Experience centers selling goods imported from South Korea and Southeast Asian countries. [Photo: China Plus]
Bai Ming, a researcher at the Chinese Academy of International Trade and Economic Cooperation, says that the high demand for imported goods is a sign of how quickly incomes are rising in China.
"In the past, people would often compare prices when going shopping due to their limited income. But now, they will attach more importance to the quality and brand of the imported goods, since their livelihood has improved," says Bai.
The survey also showed that about 31% of the respondents expect to increase their spending on imported goods over the next six months.
This is good news for retailers, as 24.4% of the retailers who responded to the survey said that the sale of imported goods accounts for over half of their total sales.
An experience center selling goods imported from Russia. [Photo: China Plus]
Sales of passenger vehicles make up the largest share of the value of imported goods sold in China, followed by home furnishings, jewelry and electronic devices.
Chinese vendors reported that they expect to increase sales of more than 30 different imported products, such as wine, fresh fruits, and sportswear.
Zhang Jianping, an official with the Chinese Academy of International Trade and Economic Cooperation, suggests that China should keep expanding its imports to keep up with consumer demand.
"The demand of Chinese consumers has continued to grow, as the country has a large middle-income consumer base. To further upgrade their consumption and meet their demands, we should actively expand imports.

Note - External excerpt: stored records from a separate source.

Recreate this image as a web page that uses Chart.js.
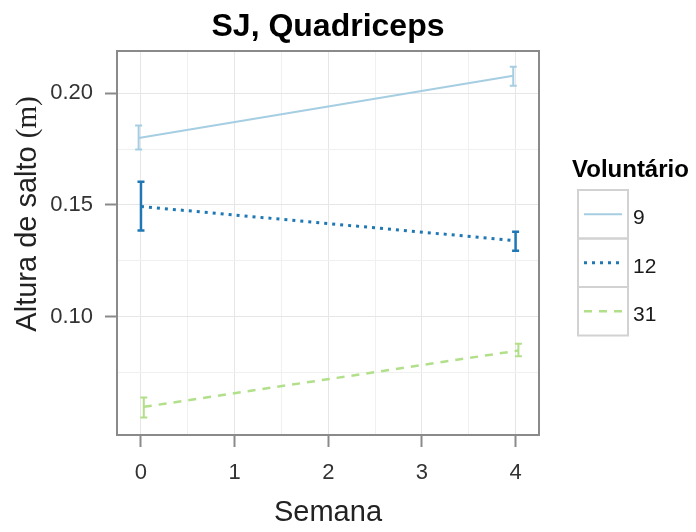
<!DOCTYPE html>
<html>
<head>
<meta charset="utf-8">
<title>SJ, Quadriceps</title>
<script src="https://cdn.jsdelivr.net/npm/chart.js@4.4.1/dist/chart.umd.min.js"></script>
<style>
  html, body { margin: 0; padding: 0; background: #fff; }
  #wrap { position: relative; width: 696px; height: 532px; }
</style>
</head>
<body>
<div id="wrap"><canvas id="chart_sj"></canvas></div>
<script>
// ----------------------- data -----------------------

const weeks = [0, 4];
const volunteers = ["9", "12", "31"];

const jump9 = [0.1800, 0.2078];
const jump9Low = [0.1748, 0.2033];
const jump9High = [0.1855, 0.2118];

const jump12 = [0.1493, 0.1340];
const jump12Low = [0.1386, 0.1295];
const jump12High = [0.1604, 0.1380];

const jump31 = [0.0596, 0.0848];
const jump31Low = [0.0548, 0.0822];
const jump31High = [0.0638, 0.0878];

// small horizontal dodge so the error bars don't overlap
const dodge = [-0.025, 0, 0.03];

const xMajor = [0, 1, 2, 3, 4];
const xMinor = [0.5, 1.5, 2.5, 3.5];
const yMajor = [0.10, 0.15, 0.20];
const yMinor = [0.075, 0.125, 0.175];

// ----------------------- helpers -----------------------

const FONT = '"Liberation Sans", Arial, sans-serif';
const SERIF = '"Liberation Serif", "Times New Roman", serif';

function toPoints(vals, off) {
    return weeks.map((w, i) => ({ x: w + off, y: vals[i] }));
}

function isMajor(list, v) {
    return list.some(m => Math.abs(m - v) < 1e-9);
}

const series = [
    { mid: jump9, low: jump9Low, high: jump9High, color: "#a6cee3", dash: [], width: 2, barWidth: 2 },
    { mid: jump12, low: jump12Low, high: jump12High, color: "#1f78b4", dash: [3, 5], width: 3, barWidth: 2.5 },
    { mid: jump31, low: jump31Low, high: jump31High, color: "#b2df8a", dash: [8, 7], width: 2.5, barWidth: 2 },
];

// ----------------------- plugins -----------------------

const errorBars = {
    id: "errorBars",
    afterDatasetsDraw(chart) {
        const { ctx, chartArea, scales } = chart;
        ctx.save();
        ctx.beginPath();
        ctx.rect(chartArea.left, chartArea.top, chartArea.right - chartArea.left, chartArea.bottom - chartArea.top);
        ctx.clip();
        series.forEach((s, si) => {
            ctx.strokeStyle = s.color;
            ctx.lineWidth = s.barWidth;
            ctx.setLineDash([]);
            weeks.forEach((w, i) => {
                const x = scales.x.getPixelForValue(w + dodge[si]);
                const y1 = scales.y.getPixelForValue(s.low[i]);
                const y2 = scales.y.getPixelForValue(s.high[i]);
                ctx.beginPath();
                ctx.moveTo(x, y1); ctx.lineTo(x, y2);
                ctx.moveTo(x - 3.5, y1); ctx.lineTo(x + 3.5, y1);
                ctx.moveTo(x - 3.5, y2); ctx.lineTo(x + 3.5, y2);
                ctx.stroke();
            });
        });
        ctx.restore();
    }
};

const panelDecor = {
    id: "panelDecor",
    afterDraw(chart) {
        const { ctx, chartArea } = chart;
        ctx.save();

        // panel border
        ctx.strokeStyle = "#8a8a8a";
        ctx.lineWidth = 2;
        ctx.strokeRect(chartArea.left, chartArea.top, chartArea.right - chartArea.left, chartArea.bottom - chartArea.top);

        // title, centred on the panel
        ctx.fillStyle = "#000";
        ctx.font = "bold 32px " + FONT;
        ctx.textAlign = "center";
        ctx.textBaseline = "alphabetic";
        ctx.fillText("SJ, Quadriceps", (chartArea.left + chartArea.right) / 2, 36);

        // y axis title: sans part + serif unit
        const partA = "Altura de salto ";
        const partB = "(m)";
        ctx.font = "29px " + FONT;
        const wA = ctx.measureText(partA).width;
        ctx.font = "29px " + SERIF;
        const wB = ctx.measureText(partB).width;
        ctx.translate(36, 214);
        ctx.rotate(-Math.PI / 2);
        ctx.textAlign = "left";
        ctx.fillStyle = "#222";
        const x0 = -(wA + wB) / 2;
        ctx.font = "29px " + FONT;
        ctx.fillText(partA, x0, 0);
        ctx.font = "29px " + SERIF;
        ctx.fillText(partB, x0 + wA, 0);
        ctx.restore();

        // legend
        ctx.save();
        ctx.fillStyle = "#000";
        ctx.font = "bold 24px " + FONT;
        ctx.textAlign = "left";
        ctx.fillText("Voluntário", 572, 177);
        const boxX = 578, boxW = 50, boxH = 48.5, boxY = 190;
        chart.data.datasets.forEach((ds, i) => {
            const top = boxY + i * boxH;
            const cy = top + boxH / 2;
            ctx.strokeStyle = "#d2d2d2";
            ctx.lineWidth = 2;
            ctx.setLineDash([]);
            ctx.strokeRect(boxX, top, boxW, boxH);
            ctx.strokeStyle = ds.borderColor;
            ctx.lineWidth = ds.borderWidth;
            ctx.setLineDash(ds.borderDash);
            ctx.beginPath();
            ctx.moveTo(boxX + 6, cy);
            ctx.lineTo(boxX + boxW - 6, cy);
            ctx.stroke();
            ctx.setLineDash([]);
            ctx.fillStyle = "#1a1a1a";
            ctx.font = "21px " + FONT;
            ctx.fillText(ds.label, boxX + boxW + 5, cy + 10);
        });
        ctx.restore();
    }
};

// ----------------------- chart -----------------------

const datasets = series.map((s, i) => ({
    label: volunteers[i],
    data: toPoints(s.mid, dodge[i]),
    borderColor: s.color,
    backgroundColor: s.color,
    borderWidth: s.width,
    borderDash: s.dash,
    borderCapStyle: "butt",
    pointRadius: 0,
    tension: 0,
    fill: false,
}));

new Chart(document.getElementById("chart_sj"), {
    type: "line",
    data: { datasets: datasets },
    options: {
        responsive: true,
        maintainAspectRatio: false,
        animation: false,
        layout: { padding: { top: 51, right: 157, bottom: 0, left: 0 } },
        plugins: {
            legend: { display: false },
            title: { display: false },
            tooltip: { enabled: false },
        },
        scales: {
            x: {
                type: "linear",
                min: -0.256,
                max: 4.25,
                afterFit: s => { s.height = 97; },
                afterBuildTicks: s => {
                    s.ticks = xMajor.concat(xMinor).sort((a, b) => a - b).map(v => ({ value: v }));
                },
                border: { display: false },
                grid: {
                    color: c => isMajor(xMajor, c.tick.value) ? "#e6e6e6" : "#f0f0f0",
                    tickColor: c => isMajor(xMajor, c.tick.value) ? "#8a8a8a" : "rgba(0,0,0,0)",
                    tickLength: 12,
                    tickWidth: 2,
                },
                ticks: {
                    autoSkip: false,
                    maxRotation: 0,
                    padding: 13,
                    color: "#333",
                    font: { family: FONT, size: 22 },
                    callback: v => isMajor(xMajor, v) ? String(v) : "",
                },
                title: {
                    display: true,
                    text: "Semana",
                    color: "#222",
                    font: { family: FONT, size: 29 },
                    padding: { top: 0, bottom: 2 },
                },
            },
            y: {
                type: "linear",
                min: 0.0470,
                max: 0.2189,
                afterFit: s => { s.width = 117; },
                afterBuildTicks: s => {
                    s.ticks = yMajor.concat(yMinor).sort((a, b) => a - b).map(v => ({ value: v }));
                },
                border: { display: false },
                grid: {
                    color: c => isMajor(yMajor, c.tick.value) ? "#e6e6e6" : "#f0f0f0",
                    tickColor: c => isMajor(yMajor, c.tick.value) ? "#8a8a8a" : "rgba(0,0,0,0)",
                    tickLength: 12,
                    tickWidth: 2,
                },
                ticks: {
                    autoSkip: false,
                    padding: 12,
                    color: "#333",
                    font: { family: FONT, size: 22 },
                    callback: v => isMajor(yMajor, v) ? v.toFixed(2) : "",
                },
            },
        },
    },
    plugins: [errorBars, panelDecor],
});
</script>
</body>
</html>
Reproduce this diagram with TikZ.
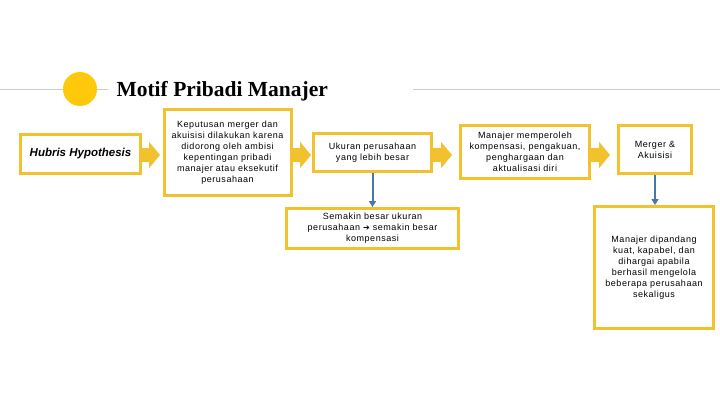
\documentclass[tikz,border=0pt]{standalone}
\usepackage{fontspec}
\setmainfont{Liberation Sans}[LetterSpace=6]
\newfontfamily\titlefont{Liberation Serif}
\newfontfamily\symfont{DejaVu Sans}
\usetikzlibrary{arrows.meta}
\definecolor{gold}{HTML}{F2C12E}
\definecolor{sun}{HTML}{FDC90A}
\definecolor{steel}{HTML}{4A78A6}
\definecolor{rule}{HTML}{CCCCCC}
\begin{document}
\begin{tikzpicture}[x=1pt, y=-1pt,
  box/.style={draw=gold, line width=3pt, fill=white, align=center, inner sep=2pt,
    font=\fontsize{9}{11}\selectfont},
  fat/.style={gold, line width=14pt, -{Triangle[length=11pt,width=26pt]}},
  down/.style={steel, line width=2pt, -{Triangle[length=6pt,width=7pt]}}]
  \useasboundingbox (0,0) rectangle (720,405);

  \draw[rule, line width=0.8pt] (0,89) -- (108,89);
  \draw[rule, line width=0.8pt] (413,89) -- (720,89);
  \fill[sun] (80,89) circle (17);
  \node[anchor=west, font=\titlefont\fontsize{21.5}{24}\selectfont\bfseries] (title) at (113,91) {Motif Pribadi Manajer};

  \node[box, minimum width=120, minimum height=39,
    font=\fontsize{11.5}{12}\selectfont\bfseries\itshape\addfontfeature{LetterSpace=0}] (hubris) at (80.5,154) {Hubris Hypothesis};
  \node[box, minimum width=127, minimum height=86] (motif) at (227.5,152.5)
    {Keputusan merger dan\\akuisisi dilakukan karena\\didorong oleh ambisi\\kepentingan pribadi\\manajer atau eksekutif\\perusahaan};
  \node[box, minimum width=118, minimum height=38] (ukuran) at (372.5,152.5)
    {Ukuran perusahaan\\yang lebih besar};
  \node[box, minimum width=129, minimum height=53] (kompen) at (525,152)
    {Manajer memperoleh\\kompensasi, pengakuan,\\penghargaan dan\\aktualisasi diri};
  \node[box, minimum width=73, minimum height=48] (merger) at (655,149.5)
    {Merger \&\\Akuisisi};
  \node[box, minimum width=172, minimum height=40] (besar) at (372.5,228.5)
    {Semakin besar ukuran\\perusahaan {\symfont\fontsize{8}{11}\selectfont ➔} semakin besar\\kompensasi};
  \node[box, minimum width=119, minimum height=122] (kuat) at (654,267.5)
    {Manajer dipandang\\kuat, kapabel, dan\\dihargai apabila\\berhasil mengelola\\beberapa perusahaan\\sekaligus};

  \coordinate (row) at (0,155);
  \draw[fat, shorten >=2.5pt] (hubris.east |- row) -- (motif.west |- row);
  \draw[fat, shorten >=1pt] (motif.east |- row) -- (ukuran.west |- row);
  \draw[fat, shorten >=7pt] (ukuran.east |- row) -- (kompen.west |- row);
  \draw[fat, shorten >=7pt] (kompen.east |- row) -- (merger.west |- row);

  \draw[down] (ukuran.south) -- (besar.north);
  \draw[down] (merger.south) -- (kuat.north -| merger.south);
\end{tikzpicture}
\end{document}
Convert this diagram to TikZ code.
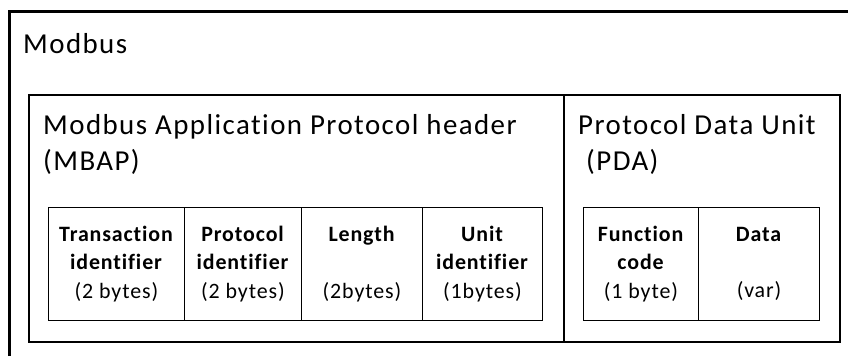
\documentclass[tikz,border=0pt]{standalone}
\usepackage{fontspec}
\setmainfont{Carlito}[Ligatures=NoCommon]
\newfontfamily\headfont{Carlito}[LetterSpace=5,Ligatures=NoCommon]
\newfontfamily\fieldfont{Carlito}[LetterSpace=4,Ligatures=NoCommon]
\begin{document}
\begin{tikzpicture}[x=1bp,y=-1bp,
  frame/.style={line width=3bp},
  group/.style={draw, line width=1.7bp, anchor=north west, inner sep=0pt, minimum height=247bp},
  field/.style={draw, line width=1bp, anchor=north west, inner sep=2bp, minimum height=113bp, align=center,
     font=\fieldfont\fontsize{22}{28.5}\selectfont},
  head/.style={anchor=base west, inner sep=0pt, align=left, font=\headfont\fontsize{29}{36}\selectfont}]
\useasboundingbox (0,0) rectangle (848,356);
\fill[white] (0,0) rectangle (848,356);
% outer frame (open to the right and bottom)
\coordinate (fbl) at (9,356);
\coordinate (ftl) at (9,11);
\coordinate (ftr) at (848,11);
\draw[frame] (fbl) -- (ftl) -- (ftr);
\node[head] (title) at (23,53) {Modbus};
% groups
\node[group, minimum width=535bp] (mbap) at (28,94) {};
\node[group, minimum width=276bp] (pdu) at (563,94) {};
\node[head] (mbaptxt) at (43,170) {Modbus Application Protocol header\\(MBAP)};
\node[head] (pdutxt) at (578,170) {Protocol Data Unit\\\ (PDA)};
% MBAP fields
\node[field, minimum width=136bp] (tid) at (48,207) {\textbf{Transaction}\\\textbf{identifier}\\(2 bytes)};
\node[field, minimum width=117bp] (pid) at (184,207) {\textbf{Protocol}\\\textbf{identifier}\\(2 bytes)};
\node[field, minimum width=121bp] (len) at (301,207) {\textbf{Length}\\\mbox{}\\(2bytes)};
\node[field, minimum width=120bp] (uid) at (422,207) {\textbf{Unit}\\\textbf{identifier}\\(1bytes)};
% PDU fields
\node[field, minimum width=115bp] (fc) at (583,207) {\textbf{Function}\\\textbf{code}\\(1 byte)};
\node[field, minimum width=121bp] (data) at (698,207) {\textbf{Data}\\\mbox{}\\(var)};
\end{tikzpicture}
\end{document}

On the other hand, upgraded consumption can also boost economic growth," says Zhang.
An experience center selling goods imported from the United States and European countries. [Photo: China Plus]
On Wednesday, China's State Council decided to further cut import tariffs for daily consumer goods starting July 1st.
The tariff cuts will cover a variety of commodities including clothing and accessories, home appliances, detergents, processed food, as well as cosmetics, medicines, and health products.
The move aims to expand the opening of the country's economy, better meet consumer demands and boost the quality of goods in the domestic market.